Giochi Pyeongchang: tre giorni di gare, un bronzo
Pyeongchang – Dopo i primi tre giorni di gare dei giochi olimpici invernali di Pyeongchang possiamo iniziare a tirare le somme, pur senza por limite alla provvidenza, sui risultati della spedizione italiana. Finora abbiamo raccolto la miseria di una medaglia di bronzo, nello sprint del biathlon, grazie a un grande Dominik Windisch e con questo siamo entrati nel medagliere in sedicesima e ultima posizione insieme al Kazakistan.
Ricordiamo a chi avesse la memoria corta che l’Italia, a partire dalla seconda guerra mondiale, ha sempre avuto un posto di primo piano nel medagliere finale finendo quasi sempre intorno alla decima posizione. Se a Oslo nel 1952 ci piazzammo addirittura sesti insieme al Canada, l’esplosione dell’Italia ai giochi invernali si ebbe nell’edizione tenutasi a Grenoble nel 1968 quando finimmo quarti: un risultato strepitoso. Dopo varie edizioni in cui rimanemmo sempre intorno alla decima piazza, col finire del millennio, l’Italia sembrava essere diventata una delle potenze degli sport invernali: ai giochi di Albertville del 1992 finimmo sesti nel medagliere e a quelli successivi di Lillehammer di nuovo in quarta posizione. A Salt Lake City nel 2002 l’Italia si piazzò settima e a Torino 2006 ce la cavammo finendo noni. Poi il triste declino.

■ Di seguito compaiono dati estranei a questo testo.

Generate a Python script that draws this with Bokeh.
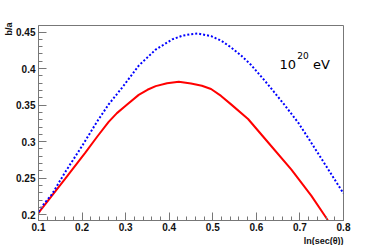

Pyeongchang – La tragedia sportiva inizia nel 2010 in Canada. A Vancouver fu Giuliano Razzoli a salvare capra e cavoli prendendo un oro eroico di cui avevamo bisogno come il pane: nell’ultima gara disponibile, con tutto il peso dell’Italia sciistica sulle spalle, Razzoli, che era in testa dopo la prima manche dello slalom, non tremò e ci regalò una grande soddisfazione. L’impresa di Razzoli servì però solo a limitare i danni e alla fine ci piazzammo appena sedicesimi nel medagliere: la peggiore performance dello sport italiano alle olimpiadi invernali del dopoguerra.
Quattro anni fa a Sochi sarebbe dovuto andare in scena il riscatto azzurro, invece, complice pure un po’ di sfortuna, fu una Caporetto senza precedenti: nemmeno un oro e il medagliere ci vide finire i giochi del 2014 in ventiduesima posizione, una nazione di serie B, a essere gentili. La colpa di questi insuccessi non è degli atleti ma di chi governa il mondo dello sport italico. Quattro anni fa, dopo che a Sochi riuscimmo a peggiorare il disastro di Vancouver del 2010, il presidente del CONI, Giovanni Malagò, intervistato da Fabio Fazio sulla RAI disse che uno dei momenti più alti dell’anno sportivo era stato il bronzo della Fontana a Sochi: contento lui…
Pyeongchang – Ora però siamo a Pyeongchang e le cose non stanno andando bene per niente. Certo il fatto che la discesa libera maschile e il gigante femminile, gare in cui un podio italiano è altamente probabile, siano stati posticipati a causa del vento potrebbe aver influito sul nostro misero medagliere. Forse, ma le gare si recupereranno nei prossimi giorni e vedremo cosa succederà. Ricordiamo che possibilità di portare a casa medaglie ne abbiamo, questo sì. Nello snowboard cross abbiamo atleti considerati favoriti, soprattutto la Moioli, così in alcune gare di biathlon, nello short track, e nello sci alpino, sport nel quale se ci dice bene possiamo fare grandissime cose. Insomma tocca incrociare le dita e fare il tifo per gli azzurri che ci mettono il cuore e la faccia, mentre i dirigenti dello sport patrio, loro sono sempre contenti, guardano sempre “il lato positivo delle cose”, e pur di fronte a fallimenti quasi totali si tengono stretti alle loro poltrone.
Questa notte a partire dall’una si assegnano medaglie in sette diversi sport: la combinata maschile dello sci alpino, le gare sprint dello sci di fondo in tecnica classica sia maschile che femminile, lo slittino femminile, la finale del doppio misto del curling, i 500 metri donne dello short track, i 1500 maschili del pattinaggio di velocità e l’halfpipe femminile dello snowboard.